Passively synchronized dual-color soliton fiber laser based on single-walled carbon nanotubes

In this work, we propose a uniquely designed fiber laser to generate dual-color soliton molecules, which are stable bound states made up of solitons with different carrier frequencies, pulse widths and soliton energies. This fiber laser consists of two resonators, which are cascaded by a pair of wavelength division multiplexers (WDMs), and a single-walled carbon nanotube saturable absorber (SWCNT-SA) is placed in the common branch shared by two sub-cavities to achieve optical soliton mode-locking. The optical solitons generated by this laser have central wavelengths of 1530.43 nm and 1547.62 nm with pulse widths of 0.832 ps and 1.198 ps, respectively. The synchronous mode-locked operation of the two sub-cavities can be easily achieved by adjusting the optical delay line (DL) in one of the resonant cavities.
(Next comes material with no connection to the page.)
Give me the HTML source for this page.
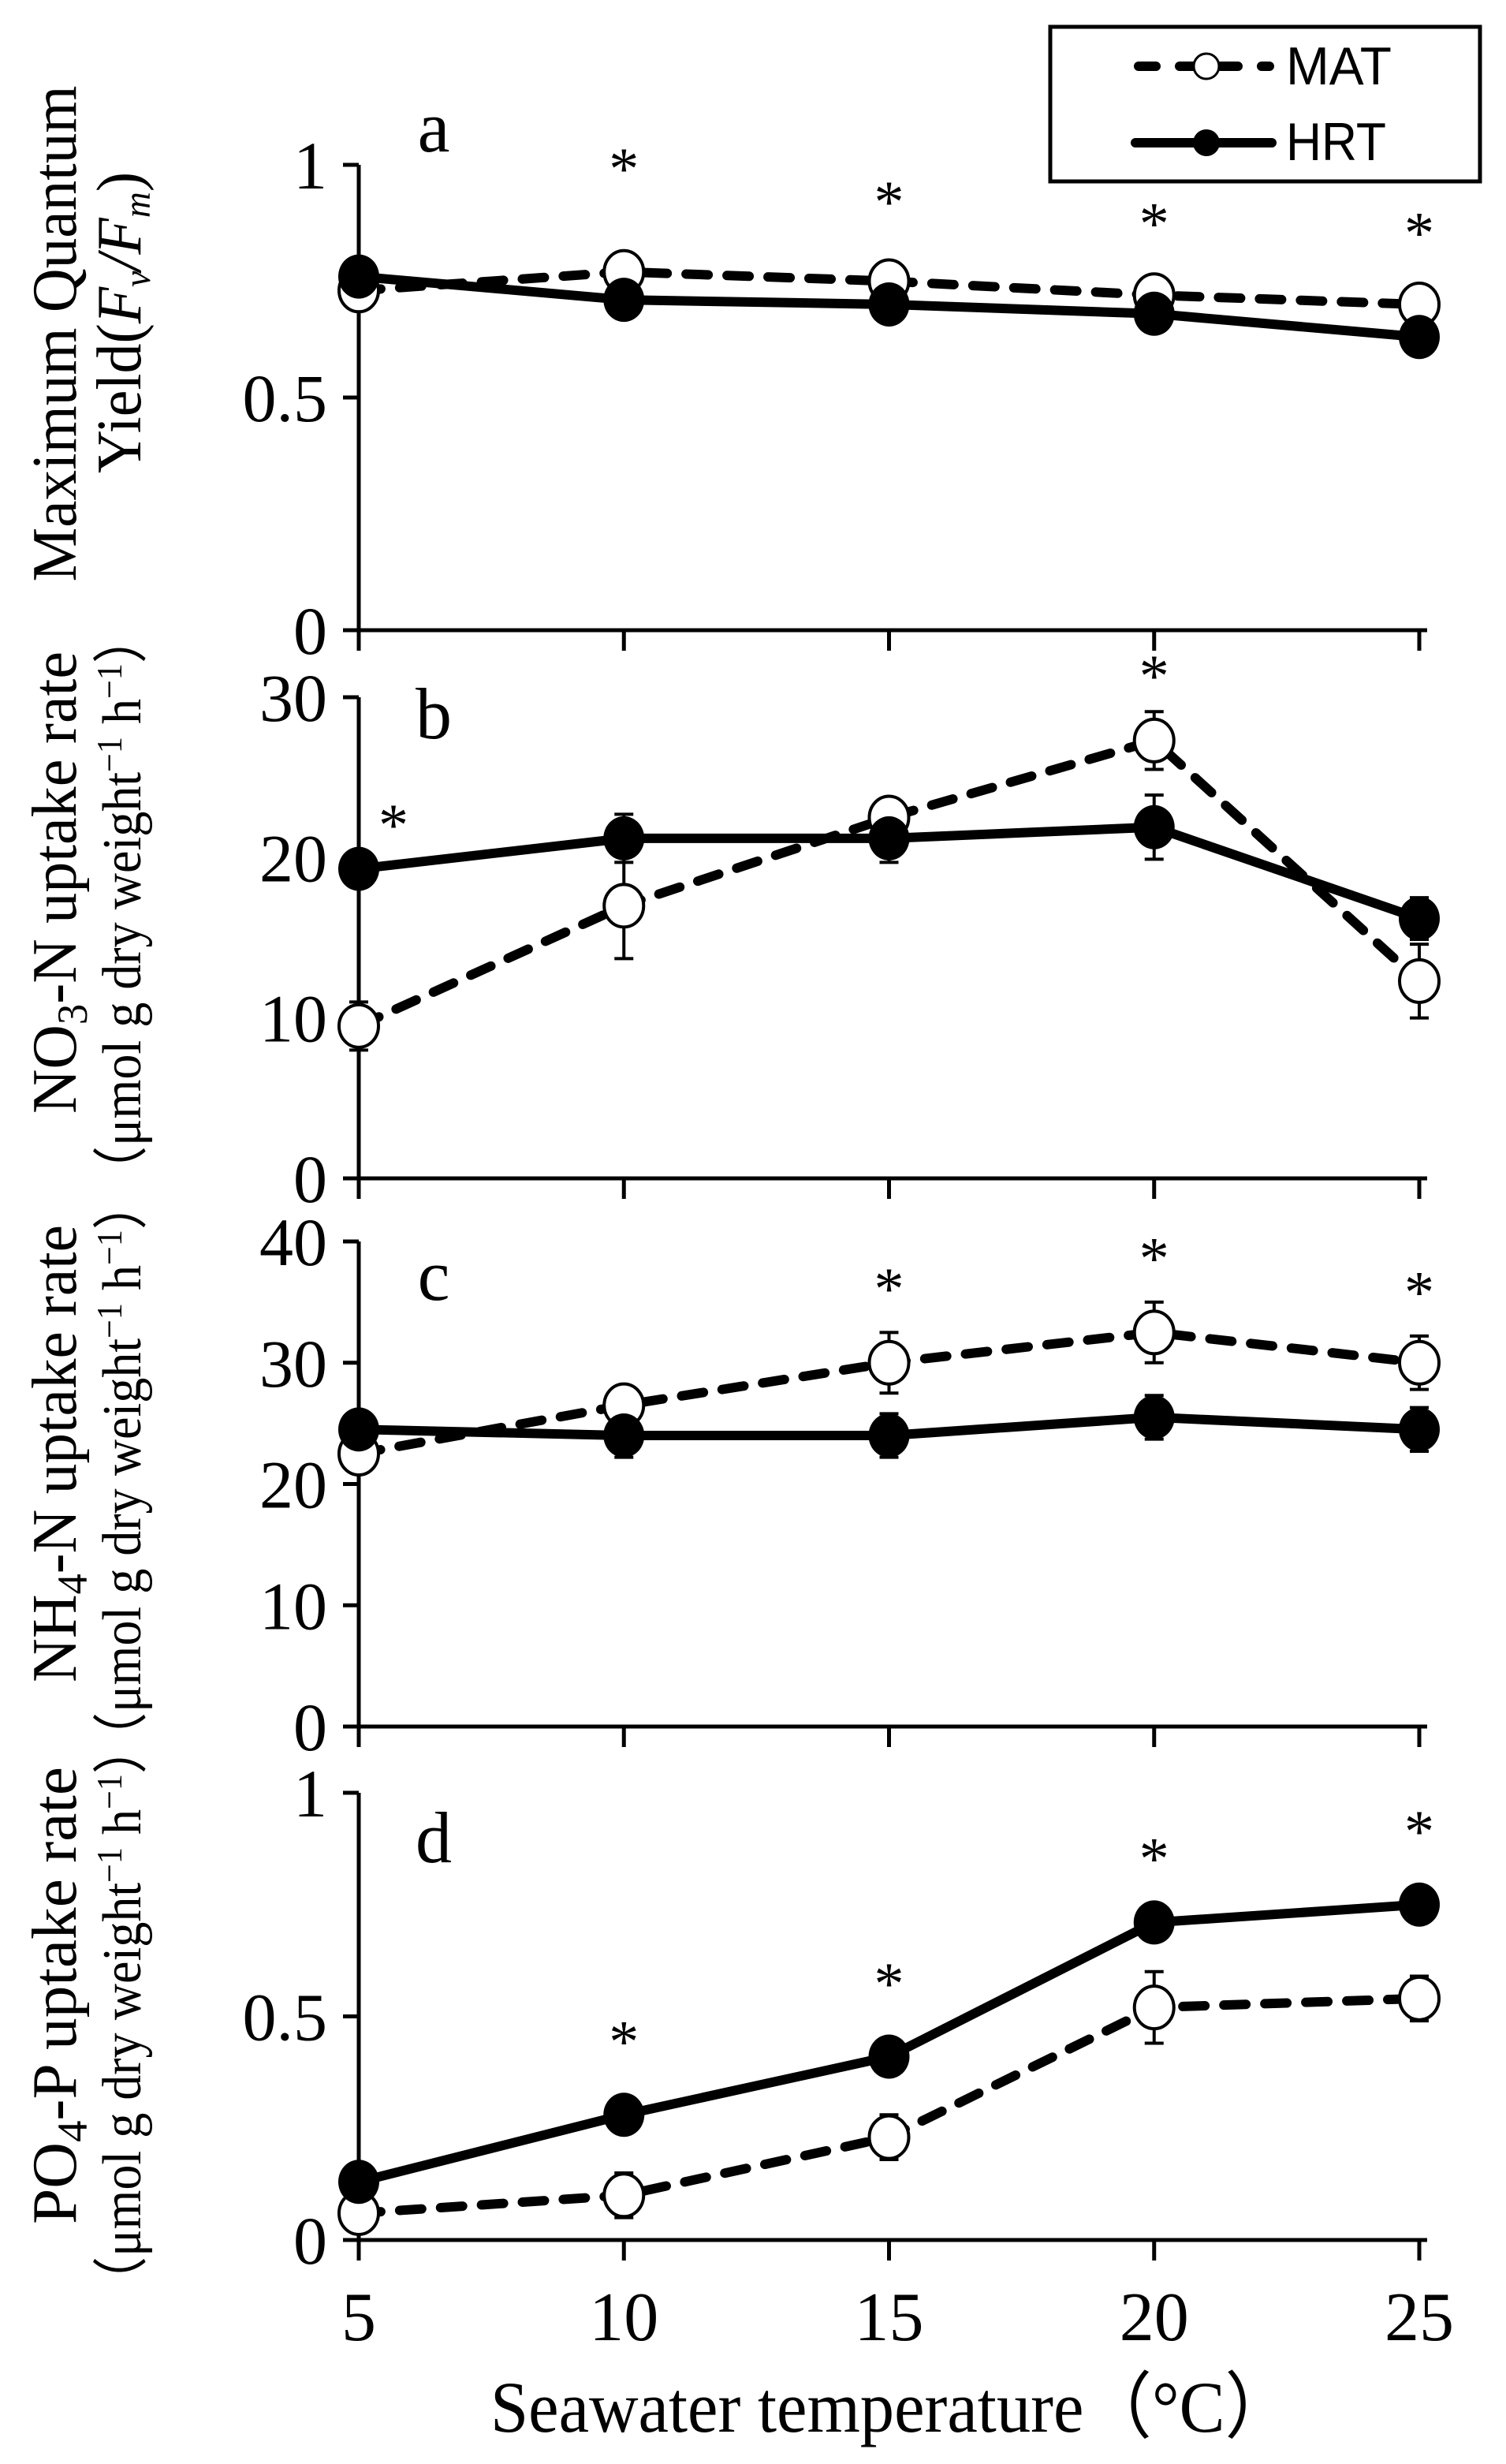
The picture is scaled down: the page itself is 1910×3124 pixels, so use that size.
<!DOCTYPE html>
<html><head><meta charset="utf-8"><style>
html,body{margin:0;padding:0;background:#fff;}
svg{display:block;font-family:"Liberation Serif",serif;}
</style></head><body>
<svg id="chart" width="1910" height="3124" viewBox="0 0 1910 3124" xmlns="http://www.w3.org/2000/svg">
<g id="legend">
<rect x="1332" y="34" width="545" height="196" fill="#fff" stroke="#000" stroke-width="5"/>
<g>
<line x1="1444" y1="84" x2="1610" y2="84" stroke="#000" stroke-width="12" stroke-dasharray="22,30" stroke-linecap="round"/>
<circle cx="1530" cy="84" r="16" fill="#fff" stroke="#000" stroke-width="3"/>
<text x="1631" y="107" font-family="Liberation Sans,sans-serif" font-size="68" textLength="134" lengthAdjust="spacingAndGlyphs">MAT</text></g>
<g>
<line x1="1440" y1="181" x2="1613" y2="181" stroke="#000" stroke-width="12" stroke-linecap="round"/>
<circle cx="1530" cy="181" r="17" fill="#000"/>
<text x="1631" y="203" font-family="Liberation Sans,sans-serif" font-size="68" textLength="127" lengthAdjust="spacingAndGlyphs">HRT</text></g>
</g>
<g id="plots"></g>
<text x="1131" y="3083" font-size="92" text-anchor="middle" textLength="1018" lengthAdjust="spacingAndGlyphs">Seawater temperature（°C）</text>
</svg>
<script>
const temps = [5, 10, 15, 20, 25];
const aMAT = [0.73, 0.77, 0.75, 0.72, 0.70];
const aHRT = [0.76, 0.71, 0.70, 0.68, 0.63];
const aMATerr = [0, 0, 0, 0, 0];
const aHRTerr = [0, 0, 0, 0, 0];
const bMAT = [9.5, 17, 22.5, 27.3, 12.3];
const bHRT = [19.3, 21.2, 21.2, 21.9, 16.2];
const bMATerr = [1.5, 3.3, 1.0, 1.8, 2.3];
const bHRTerr = [1.0, 1.5, 1.5, 2.0, 1.3];
const cMAT = [22.5, 26.5, 30, 32.5, 30];
const cHRT = [24.5, 24, 24, 25.5, 24.5];
const cMATerr = [0.5, 1.0, 2.5, 2.5, 2.2];
const cHRTerr = [1.0, 1.8, 1.8, 1.8, 1.8];
const dMAT = [0.06, 0.10, 0.23, 0.52, 0.54];
const dHRT = [0.13, 0.28, 0.41, 0.71, 0.75];
const dMATerr = [0.03, 0.05, 0.05, 0.08, 0.05];
const dHRTerr = [0.01, 0.03, 0.03, 0.01, 0.03];
const aTicks = [0, 0.5, 1];
const bTicks = [0, 10, 20, 30];
const cTicks = [0, 10, 20, 30, 40];
const dTicks = [0, 0.5, 1];
const aStars = [false, true, true, true, true];
const bStars = [true, false, false, true, false];
const cStars = [false, false, true, true, true];
const dStars = [false, true, true, true, true];

const NS = "http://www.w3.org/2000/svg";
const root = document.getElementById('plots');
const X0 = 455, X1 = 1800;
function xs(t){ return X0 + (t - temps[0]) / (temps[temps.length-1] - temps[0]) * (X1 - X0); }
function mk(tag, attrs, parent){ const e = document.createElementNS(NS, tag); for (const k in attrs) e.setAttribute(k, attrs[k]); (parent||root).appendChild(e); return e; }
const unit = '（μmol g dry weight<tspan font-size="46" dy="-24">−1</tspan><tspan dy="24"> h</tspan><tspan font-size="46" dy="-24">−1</tspan><tspan dy="24">）</tspan>';
const panels = [
 {id:'a', mat:aMAT, hrt:aHRT, me:aMATerr, he:aHRTerr, ticks:aTicks, stars:aStars, y0:799, y1:209, max:1, titles:['Maximum Quantum','Yield(<tspan font-style="italic">F</tspan><tspan font-size="48" dy="12" font-style="italic">v</tspan><tspan dy="-12" font-style="italic">/F</tspan><tspan font-size="48" dy="12" font-style="italic">m</tspan><tspan dy="-12">)</tspan>'], tc:[423,409], tl:[629,382], fs:[80,80], lo:-17, so:0},
 {id:'b', mat:bMAT, hrt:bHRT, me:bMATerr, he:bHRTerr, ticks:bTicks, stars:bStars, y0:1494, y1:884, max:30, titles:['NO<tspan font-size="54" dy="14">3</tspan><tspan dy="-14">-N uptake rate</tspan>', unit], tc:[1119,1147], tl:[586,740], fs:[80,70], lo:52, so:0},
 {id:'c', mat:cMAT, hrt:cHRT, me:cMATerr, he:cHRTerr, ticks:cTicks, stars:cStars, y0:2189, y1:1574, max:40, titles:['NH<tspan font-size="54" dy="14">4</tspan><tspan dy="-14">-N uptake rate</tspan>', unit], tc:[1843,1865], tl:[580,740], fs:[80,70], lo:74, so:-10},
 {id:'d', mat:dMAT, hrt:dHRT, me:dMATerr, he:dHRTerr, ticks:dTicks, stars:dStars, y0:2840, y1:2273, max:1, titles:['PO<tspan font-size="54" dy="14">4</tspan><tspan dy="-14">-P uptake rate</tspan>', unit], tc:[2530,2555], tl:[580,740], fs:[80,70], lo:88, so:-30}
];

panels.forEach(p => {
  const g = mk('g', {});
  
  
  const ys = v => p.y0 - v / p.max * (p.y0 - p.y1);
  const ya = mk('line', {x1:X0, y1:p.y1, x2:X0, y2:p.y0, stroke:'#000', 'stroke-width':5}, g);
  
  
  const xa = mk('line', {x1:X0-20, y1:p.y0, x2:X1+10, y2:p.y0, stroke:'#000', 'stroke-width':5}, g);
  
  
  temps.forEach(t => { mk('line', {x1:xs(t), y1:p.y0, x2:xs(t), y2:p.y0+26, stroke:'#000', 'stroke-width':5}, g); });
  p.ticks.forEach(v => {
    mk('line', {x1:X0-20, y1:ys(v), x2:X0, y2:ys(v), stroke:'#000', 'stroke-width':5}, g);
    const tl = mk('text', {x:X0-40, y:ys(v)+30, 'font-size':86, 'text-anchor':'end'}, g);
    tl.textContent = v;
    
    
  });
  const pl = mk('text', {x:550, y:p.y1 + p.lo, 'font-size':92, 'text-anchor':'middle'}, g);
  pl.textContent = p.id;
  
  
  p.titles.forEach((tt, i) => {
    const tx = i === 0 ? 96 : 178;
    const cy = p.tc[i];
    const te = mk('text', {x:tx, y:cy, 'font-size':p.fs[i], 'text-anchor':'middle', textLength:p.tl[i], lengthAdjust:'spacingAndGlyphs', transform:'rotate(-90 '+tx+' '+cy+')'}, g);
    te.innerHTML = tt;
    
    
  });
  [[p.mat, p.me], [p.hrt, p.he]].forEach(([vals, errs]) => {
    vals.forEach((v, i) => {
      if (!errs[i]) return;
      const x = xs(temps[i]);
      const yt = ys(v + errs[i]), yb = ys(v - errs[i]);
      const eb = mk('path', {d:`M${x} ${yt}V${yb}M${x-12} ${yt}H${x+12}M${x-12} ${yb}H${x+12}`, stroke:'#000', 'stroke-width':4, fill:'none'}, g);
      
      
    });
  });
  const pts = vals => vals.map((v, i) => xs(temps[i]) + ',' + ys(v)).join(' ');
  const lm = mk('polyline', {points:pts(p.mat), fill:'none', stroke:'#000', 'stroke-width':12, 'stroke-dasharray':'28,24', 'stroke-linecap':'round'}, g);
  
  
  const lh = mk('polyline', {points:pts(p.hrt), fill:'none', stroke:'#000', 'stroke-width':12}, g);
  
  
  p.mat.forEach((v, i) => {
    const c = mk('ellipse', {cx:xs(temps[i]), cy:ys(v), rx:25, ry:27, fill:'#fff', stroke:'#000', 'stroke-width':4}, g);
    
    
  });
  p.hrt.forEach((v, i) => {
    const c = mk('ellipse', {cx:xs(temps[i]), cy:ys(v), rx:26, ry:28, fill:'#000'}, g);
    
    
  });
  p.stars.forEach((s, i) => {
    if (!s) return;
    const top = Math.max(p.mat[i] + p.me[i], p.hrt[i] + p.he[i]);
    let sx = xs(temps[i]), sy = ys(top) - 50 + p.so;
    if (p.id === 'b' && i === 0) { sx += 44; sy = ys(p.hrt[i]) - 60; }
    if (p.id === 'a') sy = ys(top) - 95 + (i===1?-40:0) + (i===2?-10:0);
    const st = mk('text', {x:sx, y:sy + 30, 'font-size':76, 'text-anchor':'middle'}, g);
    st.textContent = '*';
    
    
  });
});
temps.forEach(t => {
  const tl = mk('text', {x:xs(t), y:2967, 'font-size':88, 'text-anchor':'middle'});
  tl.textContent = t;
  
  
});
</script>
</body></html>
When the synchronized state is reached, two solitons with different central wavelengths operate synchronously and stably at a consistent repetition frequency of ∼8.1505 MHz and dual-color soliton molecules are generated. The fiber laser has the advantages of simple structure and controllable generation of soliton molecules, which provide a new idea for the design of soliton molecule ultrafast fiber laser.